--- START PROVIDED DATA ---
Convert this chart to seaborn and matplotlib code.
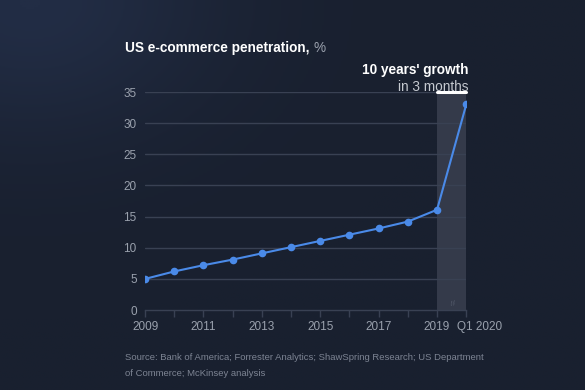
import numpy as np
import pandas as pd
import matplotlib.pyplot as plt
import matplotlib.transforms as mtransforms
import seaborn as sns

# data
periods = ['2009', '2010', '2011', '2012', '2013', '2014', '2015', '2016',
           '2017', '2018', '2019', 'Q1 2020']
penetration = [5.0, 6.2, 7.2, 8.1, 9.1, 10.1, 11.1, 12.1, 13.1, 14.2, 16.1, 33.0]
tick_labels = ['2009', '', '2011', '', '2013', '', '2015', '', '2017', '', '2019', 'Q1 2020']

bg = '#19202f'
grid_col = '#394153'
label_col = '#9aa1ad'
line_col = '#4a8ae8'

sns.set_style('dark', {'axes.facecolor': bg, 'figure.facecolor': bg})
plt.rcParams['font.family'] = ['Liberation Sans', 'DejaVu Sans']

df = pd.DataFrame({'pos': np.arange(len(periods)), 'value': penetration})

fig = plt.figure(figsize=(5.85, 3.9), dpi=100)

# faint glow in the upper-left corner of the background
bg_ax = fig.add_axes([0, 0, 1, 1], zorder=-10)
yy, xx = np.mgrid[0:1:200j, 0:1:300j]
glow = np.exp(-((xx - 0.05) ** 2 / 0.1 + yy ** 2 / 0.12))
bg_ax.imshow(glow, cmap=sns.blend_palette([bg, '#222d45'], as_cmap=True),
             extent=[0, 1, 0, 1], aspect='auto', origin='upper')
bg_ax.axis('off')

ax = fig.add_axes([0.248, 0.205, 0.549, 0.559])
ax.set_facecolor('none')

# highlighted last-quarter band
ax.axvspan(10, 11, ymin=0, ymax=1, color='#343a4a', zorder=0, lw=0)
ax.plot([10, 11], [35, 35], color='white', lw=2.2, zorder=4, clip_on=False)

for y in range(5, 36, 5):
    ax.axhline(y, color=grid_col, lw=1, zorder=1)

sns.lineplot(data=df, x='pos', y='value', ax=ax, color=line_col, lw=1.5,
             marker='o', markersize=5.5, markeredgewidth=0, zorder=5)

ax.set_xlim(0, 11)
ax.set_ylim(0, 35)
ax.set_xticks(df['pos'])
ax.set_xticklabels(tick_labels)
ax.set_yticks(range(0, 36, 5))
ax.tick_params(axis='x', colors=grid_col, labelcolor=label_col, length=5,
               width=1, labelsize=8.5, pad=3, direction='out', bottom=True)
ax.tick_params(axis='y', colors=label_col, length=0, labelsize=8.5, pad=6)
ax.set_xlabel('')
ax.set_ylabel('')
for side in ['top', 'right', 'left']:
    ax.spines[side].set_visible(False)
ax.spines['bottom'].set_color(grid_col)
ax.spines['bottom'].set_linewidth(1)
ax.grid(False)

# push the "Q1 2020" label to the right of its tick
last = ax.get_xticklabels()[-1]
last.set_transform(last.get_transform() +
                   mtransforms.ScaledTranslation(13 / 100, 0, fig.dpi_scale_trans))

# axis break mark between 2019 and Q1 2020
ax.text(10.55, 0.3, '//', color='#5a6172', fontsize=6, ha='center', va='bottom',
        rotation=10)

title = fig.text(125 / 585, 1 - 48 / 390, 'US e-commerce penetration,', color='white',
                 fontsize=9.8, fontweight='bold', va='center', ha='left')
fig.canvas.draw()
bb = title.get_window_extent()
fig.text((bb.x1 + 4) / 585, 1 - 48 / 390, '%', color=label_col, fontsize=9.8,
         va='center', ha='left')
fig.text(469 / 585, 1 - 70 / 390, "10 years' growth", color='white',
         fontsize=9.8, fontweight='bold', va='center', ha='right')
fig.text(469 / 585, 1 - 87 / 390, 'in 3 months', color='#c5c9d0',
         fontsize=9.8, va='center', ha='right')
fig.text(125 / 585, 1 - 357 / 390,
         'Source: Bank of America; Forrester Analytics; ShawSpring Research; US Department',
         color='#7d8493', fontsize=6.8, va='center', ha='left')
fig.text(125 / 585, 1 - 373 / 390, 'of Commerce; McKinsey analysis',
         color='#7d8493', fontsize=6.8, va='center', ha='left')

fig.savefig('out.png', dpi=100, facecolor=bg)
--- END PROVIDED DATA ---
◆ **EXERCISE**
Write out each line of the listing above, exactly, from its first line to the line holding "import seaborn as sns", inclusive. Skip the pictures.

◆ **WORKED ANSWER**
Convert this chart to seaborn and matplotlib code.
import numpy as np
import pandas as pd
import matplotlib.pyplot as plt
import matplotlib.transforms as mtransforms
import seaborn as sns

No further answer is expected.